[Required task]
Print the lines of the listing below verbatim from its first line through the line bearing "fig = go.Figure()". Any pictures are to be omitted.

[Exercise materials]
## Start

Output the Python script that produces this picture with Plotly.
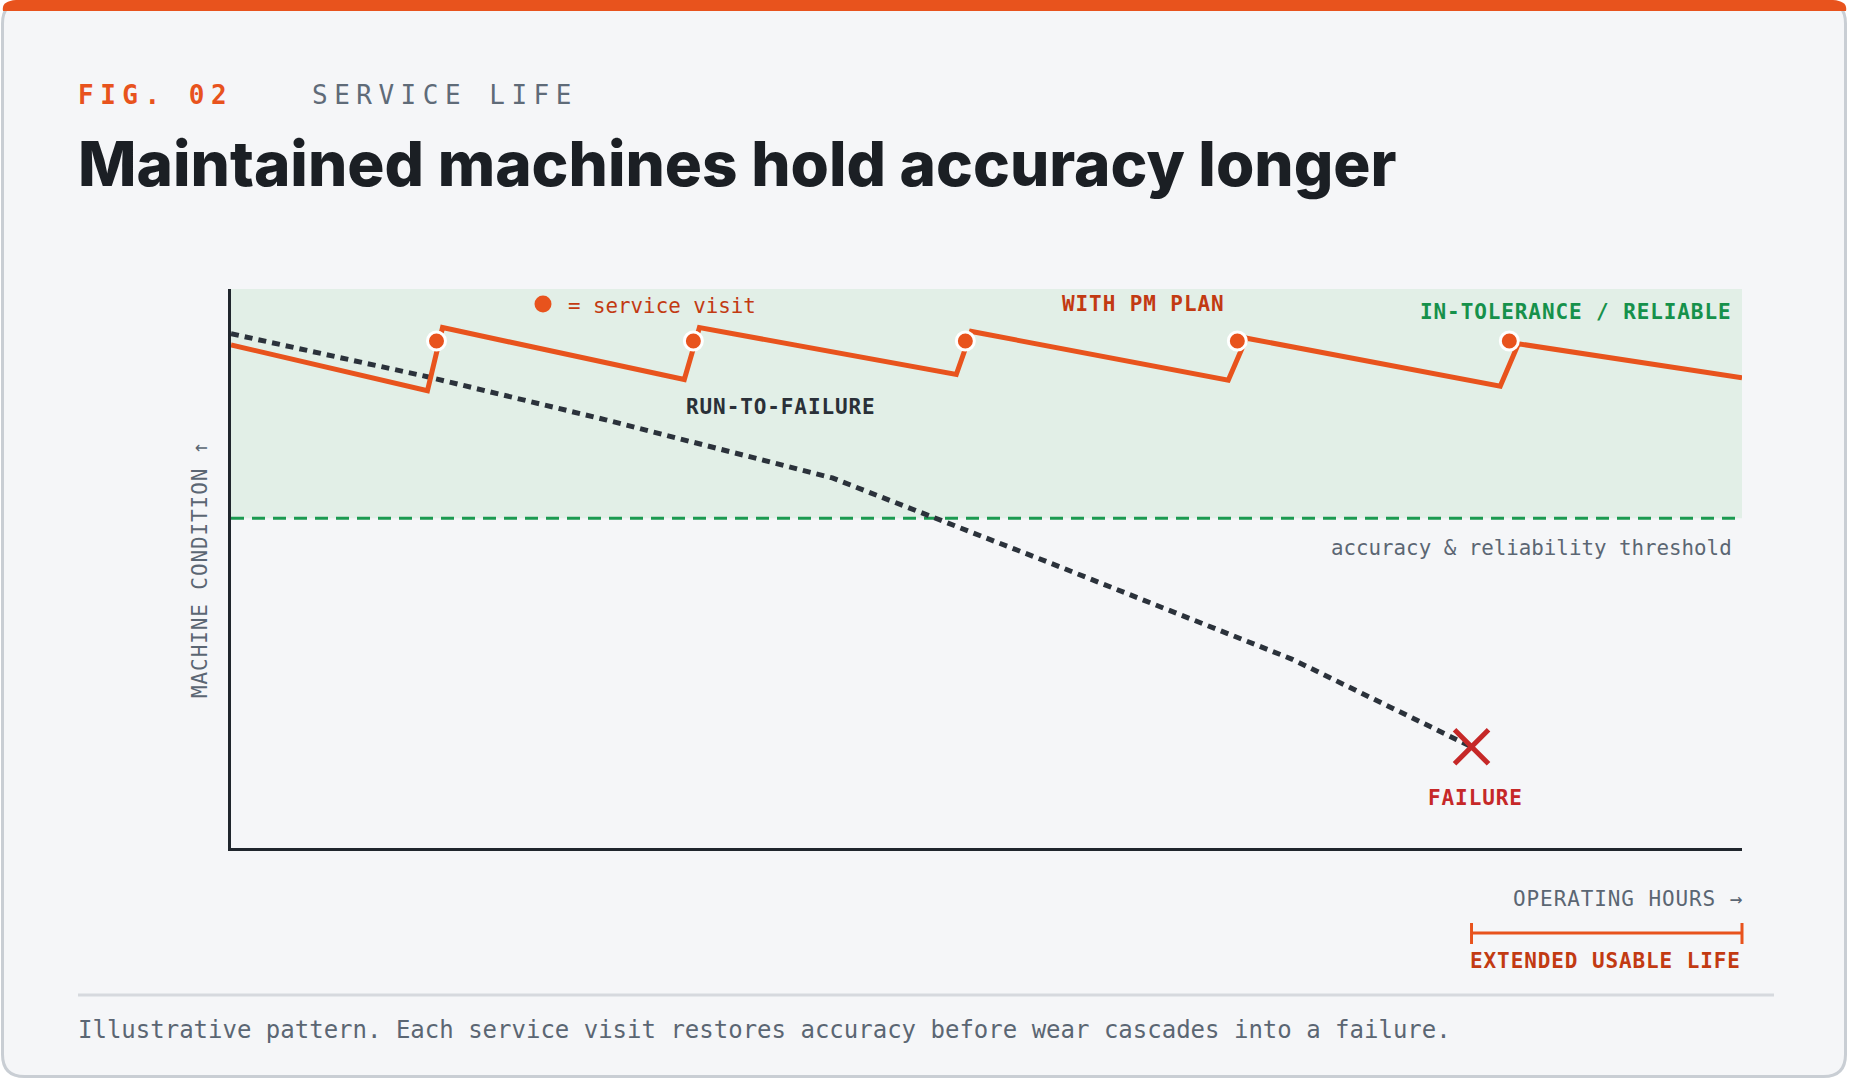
import plotly.graph_objects as go

# ---------------- data (hours / condition, arbitrary 0-100 scales) ----------------
pm_hours = [0, 13.0, 14.0, 30.0, 31.0, 48.0, 49.0, 66.0, 67.2, 84.0, 85.2, 100]
pm_condition = [90.0, 81.8, 93.1, 83.8, 93.1, 84.7, 92.4, 83.7, 91.2, 82.6, 90.2, 84.1]
visit_hours = [13.6, 30.6, 48.6, 66.6, 84.6]
visit_condition = [90.7, 90.7, 90.7, 90.7, 90.7]
rtf_hours = [0, 13.0, 24.8, 39.8, 54.2, 70.2, 82.1]
rtf_condition = [92.0, 84.3, 76.6, 66.2, 51.0, 33.8, 18.1]
failure_hours = [82.1]
failure_condition = [18.1]
threshold = 59.0
x_range = [0, 100]
y_range = [0, 100]

# ---------------- layout constants ----------------
W, H = 1851, 1080
ML, MR, MT, MB = 231, 109, 289, 232
PW, PH = W - ML - MR, H - MT - MB


def px(x):
    return (x - ML) / PW


def py(y):
    return (H - MB - y) / PH


def xfrac(v):
    return (v - x_range[0]) / (x_range[1] - x_range[0])


ORANGE = "#e8531d"
ORANGE_TXT = "#c23a12"
GREEN = "#1b9a50"
GREEN_TXT = "#16914b"
BAND = "#e2efe7"
CARD = "#f5f6f8"
BORDER = "#c9ced4"
INK = "#1b1f24"
AXIS = "#20262d"
DOT_LINE = "#2b323b"
GRAY = "#5b6673"
RED = "#c62828"
MONO = "DejaVu Sans Mono"
SANS = "Inter"


def path_from(points_cmds):
    out = []
    for cmd, pts in points_cmds:
        coords = " ".join(f"{px(x):.5f},{py(y):.5f}" for x, y in pts)
        out.append(f"{cmd}{coords}")
    return " ".join(out) + " Z"


def rounded_rect(x0, y0, x1, y1, r):
    return path_from([
        ("M", [(x0 + r, y0)]),
        ("L", [(x1 - r, y0)]),
        ("Q", [(x1, y0), (x1, y0 + r)]),
        ("L", [(x1, y1 - r)]),
        ("Q", [(x1, y1), (x1 - r, y1)]),
        ("L", [(x0 + r, y1)]),
        ("Q", [(x0, y1), (x0, y1 - r)]),
        ("L", [(x0, y0 + r)]),
        ("Q", [(x0, y0), (x0 + r, y0)]),
    ])


fig = go.Figure()

fig.add_trace(go.Scatter(
    x=rtf_hours, y=rtf_condition, mode="lines",
    line=dict(color=DOT_LINE, width=5, dash="8px,6px"),
    hoverinfo="skip", name="Run-to-failure"))
fig.add_trace(go.Scatter(
    x=pm_hours, y=pm_condition, mode="lines",
    line=dict(color=ORANGE, width=5),
    hoverinfo="skip", name="With PM plan"))
fig.add_trace(go.Scatter(
    x=visit_hours, y=visit_condition, mode="markers",
    marker=dict(size=18, color=ORANGE, line=dict(color="white", width=3)),
    hoverinfo="skip", name="Service visit"))
fig.add_trace(go.Scatter(
    x=failure_hours, y=failure_condition, mode="markers",
    marker=dict(symbol="x-thin", size=34, color=RED, line=dict(color=RED, width=5)),
    hoverinfo="skip", name="Failure"))

shapes = [
    # card
    dict(type="path", xref="paper", yref="paper", layer="below",
         path=rounded_rect(2.5, 1.5, 1845.5, 1076.5, 22),
         fillcolor=CARD, line=dict(color=BORDER, width=3)),
    # top accent bar
    dict(type="path", xref="paper", yref="paper", layer="above",
         path=path_from([
             ("M", [(3, 11)]),
             ("Q", [(1, 1), (16, 0)]),
             ("L", [(1833, 0)]),
             ("Q", [(1848, 1), (1846, 11)]),
         ]),
         fillcolor=ORANGE, line=dict(width=0)),
    # in-tolerance band
    dict(type="rect", xref="x", yref="y", layer="below",
         x0=x_range[0], x1=x_range[1], y0=threshold, y1=y_range[1],
         fillcolor=BAND, line=dict(width=0)),
    # threshold
    dict(type="line", xref="x", yref="y", layer="below",
         x0=x_range[0], x1=x_range[1], y0=threshold, y1=threshold,
         line=dict(color=GREEN, width=3, dash="13px,8px")),
    # footer separator
    dict(type="line", xref="paper", yref="paper",
         x0=px(78), x1=px(1774), y0=py(995), y1=py(995),
         line=dict(color="#d6d9de", width=3)),
    # extended life bracket
    dict(type="line", xref="paper", yref="paper",
         x0=xfrac(failure_hours[0]), x1=xfrac(x_range[1]), y0=py(933), y1=py(933),
         line=dict(color=ORANGE, width=3)),
    dict(type="line", xref="paper", yref="paper",
         x0=xfrac(failure_hours[0]), x1=xfrac(failure_hours[0]), y0=py(923), y1=py(944),
         line=dict(color=ORANGE, width=3)),
    dict(type="line", xref="paper", yref="paper",
         x0=xfrac(x_range[1]), x1=xfrac(x_range[1]), y0=py(923), y1=py(944),
         line=dict(color=ORANGE, width=3)),
    # legend dot
    dict(type="circle", xref="paper", yref="paper", xsizemode="pixel", ysizemode="pixel",
         xanchor=px(543), yanchor=py(304), x0=-8.5, x1=8.5, y0=-8.5, y1=8.5,
         fillcolor=ORANGE, line=dict(width=0)),
]


def ls(text, sp):
    return f'<span style="letter-spacing:{sp}px">{text}</span>'


def ann(text, x, y, size, color, xanchor="left", yanchor="middle",
        family=MONO, weight="normal", angle=0):
    return dict(text=text, x=px(x), y=py(y), xref="paper", yref="paper",
                xanchor=xanchor, yanchor=yanchor, showarrow=False, textangle=angle,
                borderpad=0, borderwidth=0,
                font=dict(family=family, size=size, color=color, weight=weight))


annotations = [
    ann(ls("FIG. 02", 6.5), 78, 94.5, 26, ORANGE, weight="bold"),
    ann(ls("SERVICE LIFE", 6.5), 312, 94.5, 26, "#5f6b78"),
    ann("Maintained machines hold accuracy longer", 77.5, 163.5, 62, INK,
        family=SANS, weight=800),
    ann("= service visit", 568, 306, 20.8, ORANGE_TXT),
    ann(ls("WITH PM PLAN", 0.9), 1062, 303.5, 21, ORANGE_TXT, weight="bold"),
    ann(ls("IN-TOLERANCE / RELIABLE", 0.9), 1732, 312, 21, GREEN_TXT,
        xanchor="right", weight="bold"),
    ann(ls("RUN-TO-FAILURE", 0.9), 686, 407, 21, "#2a3038", weight="bold"),
    ann("accuracy &amp; reliability threshold", 1732, 548, 20.8, GRAY, xanchor="right"),
    ann(ls("FAILURE", 0.9), 1475, 798, 21, RED, xanchor="center", weight="bold"),
    ann(ls("MACHINE CONDITION \u2191", 0.9), 200, 570, 21, GRAY,
        xanchor="center", angle=-90),
    ann(ls("OPERATING HOURS \u2192", 0.9), 1743, 899, 21, GRAY, xanchor="right"),
    ann(ls("EXTENDED USABLE LIFE", 0.9), 1741, 961, 21, ORANGE_TXT,
        xanchor="right", weight="bold"),
    ann("Illustrative pattern. Each service visit restores accuracy before wear "
        "cascades into a failure.", 78, 1030, 24, GRAY),
]

axis_common = dict(showgrid=False, zeroline=False, showticklabels=False, ticks="",
                   showline=True, linecolor=AXIS, linewidth=3, fixedrange=True)

fig.update_layout(
    width=W, height=H,
    margin=dict(l=ML, r=MR, t=MT, b=MB, pad=0),
    paper_bgcolor="#ffffff",
    plot_bgcolor="rgba(0,0,0,0)",
    showlegend=False,
    xaxis=dict(range=x_range, **axis_common),
    yaxis=dict(range=y_range, **axis_common),
    shapes=shapes,
    annotations=annotations,
)

fig.write_html("out.html", config={"displayModeBar": False})
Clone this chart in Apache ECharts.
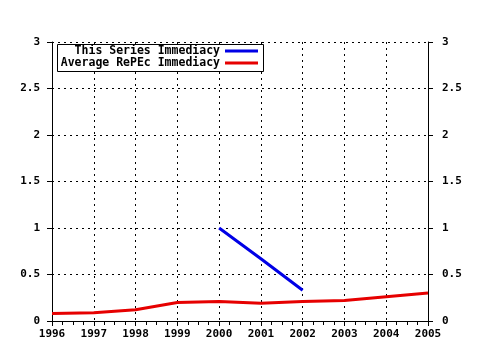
<!DOCTYPE html>
<html>
<head>
<meta charset="utf-8">
<script src="https://cdn.jsdelivr.net/npm/echarts@6/dist/echarts.min.js"></script>
<style>
  html, body { margin: 0; padding: 0; background: #fff; }
  #chart { width: 480px; height: 350px; }
</style>
</head>
<body>
<div id="chart"></div>
<script>
// data
const years = [1996, 1997, 1998, 1999, 2000, 2001, 2002, 2003, 2004, 2005]
const seriesImmediacy = [null, null, null, null, 1, 0.67, 0.33, null, null, null]
const averageImmediacy = [0.08, 0.09, 0.12, 0.2, 0.21, 0.19, 0.21, 0.22, 0.26, 0.3]
const seriesNames = ['This Series Immediacy', 'Average RePEc Immediacy']

const toPairs = (vals) => years.map((y, i) => [y, vals[i]]).filter(p => p[1] !== null)

const font = 'DejaVu Sans Mono'
const labelStyle = { color: '#000', fontFamily: font, fontWeight: 'bold', fontSize: 11 }
const dotted = { color: '#000', type: [2, 4], width: 1 }
const legendText = { color: '#000', fontFamily: font, fontWeight: 'bold', fontSize: 11.5, lineHeight: 12 }

const chart = echarts.init(document.getElementById('chart'))

const option = {
  animation: false,
  backgroundColor: '#fff',
  grid: { left: 52, right: 52, top: 42, bottom: 29 },
  legend: [
    {
      data: [seriesNames[0]],
      right: 222, top: 45, padding: 0,
      align: 'right',
      itemWidth: 33, itemHeight: 3,
      icon: 'rect',
      textStyle: legendText
    },
    {
      data: [seriesNames[1]],
      right: 222, top: 57, padding: 0,
      align: 'right',
      itemWidth: 33, itemHeight: 3,
      icon: 'rect',
      textStyle: legendText
    }
  ],
  graphic: [{
    type: 'rect',
    z: 3,
    shape: { x: 57.5, y: 44.5, width: 206, height: 27 },
    style: { fill: '#fff', stroke: '#000', lineWidth: 1 }
  }],
  xAxis: [
    {
      type: 'value',
      min: 1996, max: 2005, interval: 1,
      position: 'bottom',
      axisLine: { show: true, lineStyle: { color: '#000' } },
      axisTick: { show: true, inside: false, length: 5, lineStyle: { color: '#000' } },
      minorTick: { show: true, splitNumber: 4, length: 4, lineStyle: { color: '#000' } },
      axisLabel: { ...labelStyle, margin: 8, showMinLabel: true, showMaxLabel: true, formatter: v => String(v) },
      splitLine: { show: true, lineStyle: dotted }
    },
    {
      type: 'value',
      min: 1996, max: 2005, interval: 1,
      position: 'top',
      axisLine: { show: true, lineStyle: { color: '#000' } },
      axisTick: { show: true, inside: true, length: 5, lineStyle: { color: '#000' } },
      minorTick: { show: true, splitNumber: 4, length: 3, lineStyle: { color: '#000' } },
      axisLabel: { show: false },
      splitLine: { show: false }
    }
  ],
  yAxis: [
    {
      type: 'value',
      min: 0, max: 3, interval: 0.5,
      position: 'left',
      axisLine: { show: true, lineStyle: { color: '#000' } },
      axisTick: { show: true, inside: false, length: 5, lineStyle: { color: '#000' } },
      axisLabel: { ...labelStyle, margin: 12 },
      splitLine: { show: true, lineStyle: dotted }
    },
    {
      type: 'value',
      min: 0, max: 3, interval: 0.5,
      position: 'right',
      axisLine: { show: true, lineStyle: { color: '#000' } },
      axisTick: { show: true, inside: false, length: 5, lineStyle: { color: '#000' } },
      axisLabel: { ...labelStyle, margin: 14 },
      splitLine: { show: false }
    }
  ],
  series: [
    {
      name: seriesNames[0],
      type: 'line',
      data: toPairs(seriesImmediacy),
      showSymbol: false,
      color: '#0000e6',
      lineStyle: { width: 3, color: '#0000e6' },
      z: 5
    },
    {
      name: seriesNames[1],
      type: 'line',
      data: toPairs(averageImmediacy),
      showSymbol: false,
      color: '#e60000',
      lineStyle: { width: 3, color: '#e60000' },
      z: 5
    }
  ]
}

chart.setOption(option)
</script>
</body>
</html>
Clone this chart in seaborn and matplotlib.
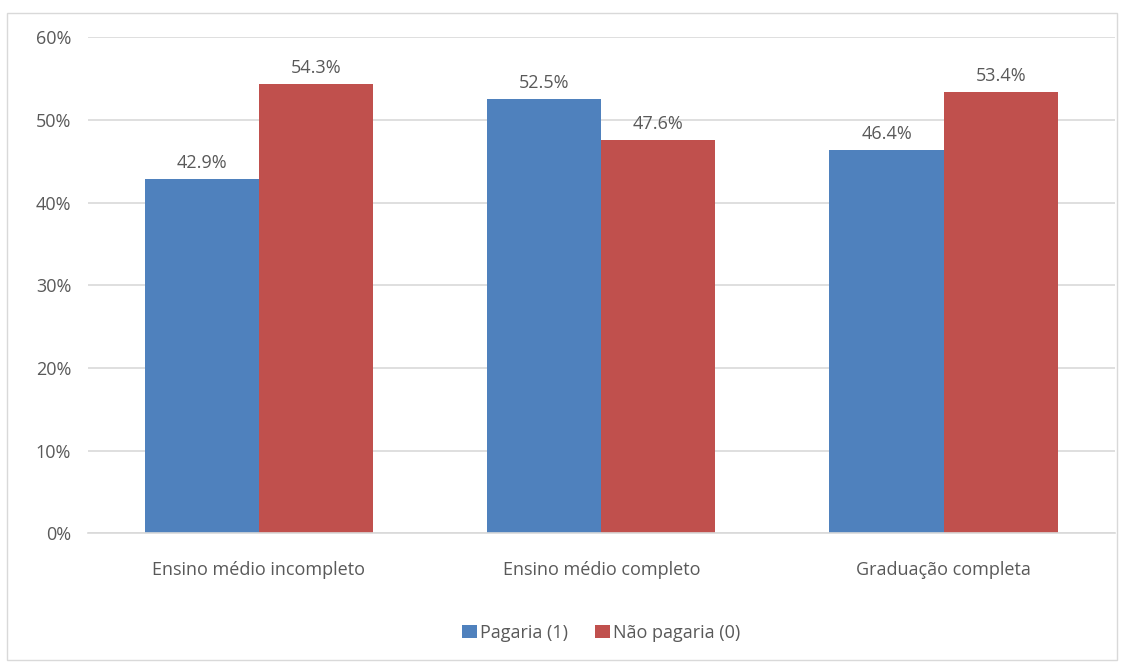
import pandas as pd
import numpy as np
import matplotlib
matplotlib.use('Agg')
import matplotlib.pyplot as plt
import seaborn as sns
from matplotlib.patches import Rectangle

# Dados do gráfico
categorias = ['Ensino médio incompleto', 'Ensino médio completo', 'Graduação completa']
pagaria = [42.9, 52.5, 46.4]
nao_pagaria = [54.3, 47.6, 53.4]
series = ['Pagaria (1)', 'Não pagaria (0)']
cores = ['#4F81BD', '#C0504D']

df = pd.DataFrame({
    'categoria': categorias * 2,
    'valor': pagaria + nao_pagaria,
    'serie': [series[0]] * 3 + [series[1]] * 3,
})

sns.set_style('white')
plt.rcParams['font.family'] = ['Open Sans', 'DejaVu Sans']
cinza = '#595959'

fig = plt.figure(figsize=(11.26, 6.64), dpi=100)
ax = fig.add_axes([0.078, 0.197, 0.912, 0.747])

sns.barplot(data=df, x='categoria', y='valor', hue='serie', palette=cores,
            width=0.667, saturation=1, linewidth=0, ax=ax, legend=True)

for cont in ax.containers:
    ax.bar_label(cont, labels=[f'{v:.1f}%' for v in cont.datavalues],
                 padding=5, fontsize=13, color=cinza)

ax.set_ylim(0, 60)
ax.set_yticks(np.arange(0, 61, 10))
ax.set_yticklabels([f'{t}%' for t in range(0, 61, 10)])
ax.yaxis.grid(True, color='#D9D9D9', linewidth=1.2)
ax.set_axisbelow(True)
for s in ['top', 'right', 'left']:
    ax.spines[s].set_visible(False)
ax.spines['bottom'].set_color('#D9D9D9')
ax.spines['bottom'].set_linewidth(1.2)
ax.tick_params(axis='both', length=0, labelsize=13, colors=cinza)
ax.tick_params(axis='x', pad=20)
ax.tick_params(axis='y', pad=12)
ax.set_xlabel('')
ax.set_ylabel('')

ax.legend(loc='upper center', bbox_to_anchor=(0.5, -0.15), ncol=2, frameon=False,
          fontsize=13, labelcolor=cinza, handlelength=0.8, handleheight=0.8,
          handletextpad=0.2, columnspacing=1.5)

# moldura clara em volta da figura
fig.patches.append(Rectangle((0.006, 0.006), 0.986, 0.975, transform=fig.transFigure,
                             fill=False, edgecolor='#D9D9D9', linewidth=1))

fig.savefig('out.png', dpi=100)
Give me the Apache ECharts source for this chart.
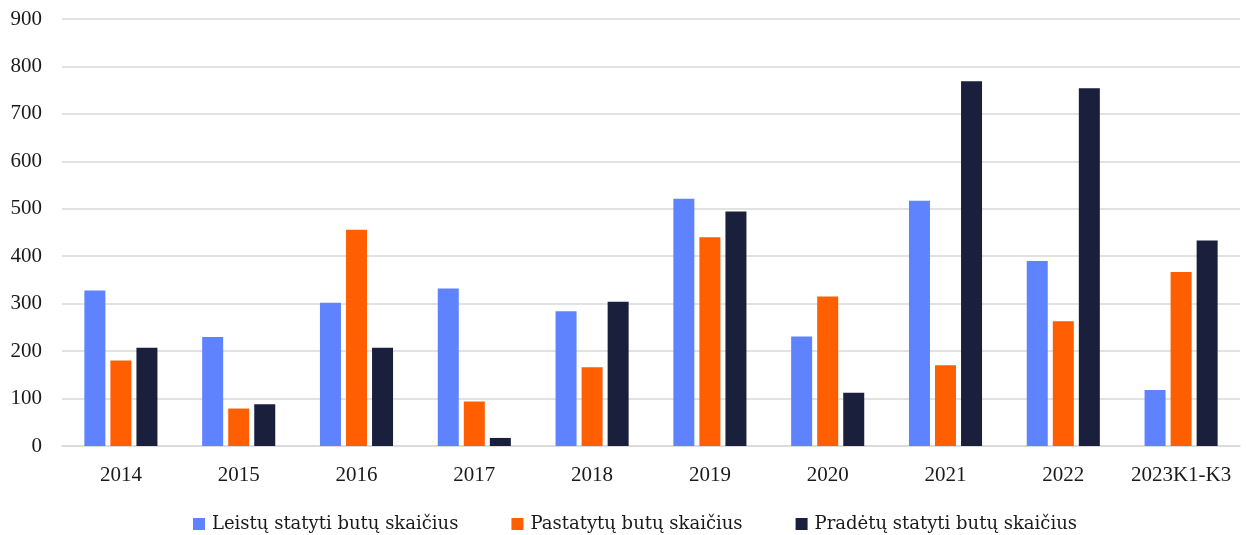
<!DOCTYPE html>
<html>
<head>
<meta charset="utf-8">
<script src="https://cdn.jsdelivr.net/npm/echarts@6/dist/echarts.min.js"></script>
<style>
  html, body { margin: 0; padding: 0; background: #fff; }
  #chart { width: 1246px; height: 535px; }
</style>
</head>
<body>
<div id="chart"></div>
<script>
// Categories (years) and dwelling counts per series
const categories = ['2014', '2015', '2016', '2017', '2018', '2019', '2020', '2021', '2022', '2023K1-K3'];
const leistu = [328, 230, 302, 332, 284, 521, 231, 517, 390, 118];
const pastatytu = [180, 79, 456, 94, 166, 440, 315, 170, 263, 367];
const pradetu = [207, 88, 207, 17, 304, 494, 112, 769, 754, 433];
const seriesNames = ['Leistų statyti butų skaičius', 'Pastatytų butų skaičius', 'Pradėtų statyti butų skaičius'];
const yTicks = { min: 0, max: 900, interval: 100 };

const colors = ['#5f82ff', '#ff5f00', '#1a1f3c'];
const axisFont = '"Liberation Serif", serif';
const legendFont = '"DejaVu Serif", serif';

const chart = echarts.init(document.getElementById('chart'), null, { renderer: 'canvas' });

const makeSeries = (name, data, i) => ({
  name: name,
  type: 'bar',
  data: data,
  barWidth: 21,
  barGap: '24%',
  itemStyle: { color: colors[i] },
  emphasis: { disabled: true }
});

chart.setOption({
  animation: false,
  color: colors,
  textStyle: { fontFamily: axisFont },
  grid: { left: 62, right: 6, top: 19, bottom: 89, containLabel: false },
  legend: {
    top: 515,
    left: 193,
    padding: 0,
    itemWidth: 12,
    itemHeight: 12,
    itemGap: 53,
    icon: 'rect',
    textStyle: { fontFamily: legendFont, fontSize: 18, color: '#1a1a1a', padding: [0, 0, 0, 2] },
    data: seriesNames
  },
  xAxis: {
    type: 'category',
    data: categories,
    axisLine: { show: true, lineStyle: { color: '#d9d9d9', width: 1.5 } },
    axisTick: { show: false },
    axisLabel: { fontFamily: axisFont, fontSize: 21, color: '#1a1a1a', margin: 19, interval: 0 }
  },
  yAxis: {
    type: 'value',
    min: yTicks.min,
    max: yTicks.max,
    interval: yTicks.interval,
    axisLine: { show: false },
    axisTick: { show: false },
    splitLine: { lineStyle: { color: '#d9d9d9', width: 1.5 } },
    axisLabel: { fontFamily: axisFont, fontSize: 21, color: '#1a1a1a', margin: 20 }
  },
  series: [
    makeSeries(seriesNames[0], leistu, 0),
    makeSeries(seriesNames[1], pastatytu, 1),
    makeSeries(seriesNames[2], pradetu, 2)
  ]
});
</script>
</body>
</html>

## End

[Response for this exercise]
Output the Python script that produces this picture with Plotly.
import plotly.graph_objects as go

# ---------------- data (hours / condition, arbitrary 0-100 scales) ----------------
pm_hours = [0, 13.0, 14.0, 30.0, 31.0, 48.0, 49.0, 66.0, 67.2, 84.0, 85.2, 100]
pm_condition = [90.0, 81.8, 93.1, 83.8, 93.1, 84.7, 92.4, 83.7, 91.2, 82.6, 90.2, 84.1]
visit_hours = [13.6, 30.6, 48.6, 66.6, 84.6]
visit_condition = [90.7, 90.7, 90.7, 90.7, 90.7]
rtf_hours = [0, 13.0, 24.8, 39.8, 54.2, 70.2, 82.1]
rtf_condition = [92.0, 84.3, 76.6, 66.2, 51.0, 33.8, 18.1]
failure_hours = [82.1]
failure_condition = [18.1]
threshold = 59.0
x_range = [0, 100]
y_range = [0, 100]

# ---------------- layout constants ----------------
W, H = 1851, 1080
ML, MR, MT, MB = 231, 109, 289, 232
PW, PH = W - ML - MR, H - MT - MB


def px(x):
    return (x - ML) / PW


def py(y):
    return (H - MB - y) / PH


def xfrac(v):
    return (v - x_range[0]) / (x_range[1] - x_range[0])


ORANGE = "#e8531d"
ORANGE_TXT = "#c23a12"
GREEN = "#1b9a50"
GREEN_TXT = "#16914b"
BAND = "#e2efe7"
CARD = "#f5f6f8"
BORDER = "#c9ced4"
INK = "#1b1f24"
AXIS = "#20262d"
DOT_LINE = "#2b323b"
GRAY = "#5b6673"
RED = "#c62828"
MONO = "DejaVu Sans Mono"
SANS = "Inter"


def path_from(points_cmds):
    out = []
    for cmd, pts in points_cmds:
        coords = " ".join(f"{px(x):.5f},{py(y):.5f}" for x, y in pts)
        out.append(f"{cmd}{coords}")
    return " ".join(out) + " Z"


def rounded_rect(x0, y0, x1, y1, r):
    return path_from([
        ("M", [(x0 + r, y0)]),
        ("L", [(x1 - r, y0)]),
        ("Q", [(x1, y0), (x1, y0 + r)]),
        ("L", [(x1, y1 - r)]),
        ("Q", [(x1, y1), (x1 - r, y1)]),
        ("L", [(x0 + r, y1)]),
        ("Q", [(x0, y1), (x0, y1 - r)]),
        ("L", [(x0, y0 + r)]),
        ("Q", [(x0, y0), (x0 + r, y0)]),
    ])


fig = go.Figure()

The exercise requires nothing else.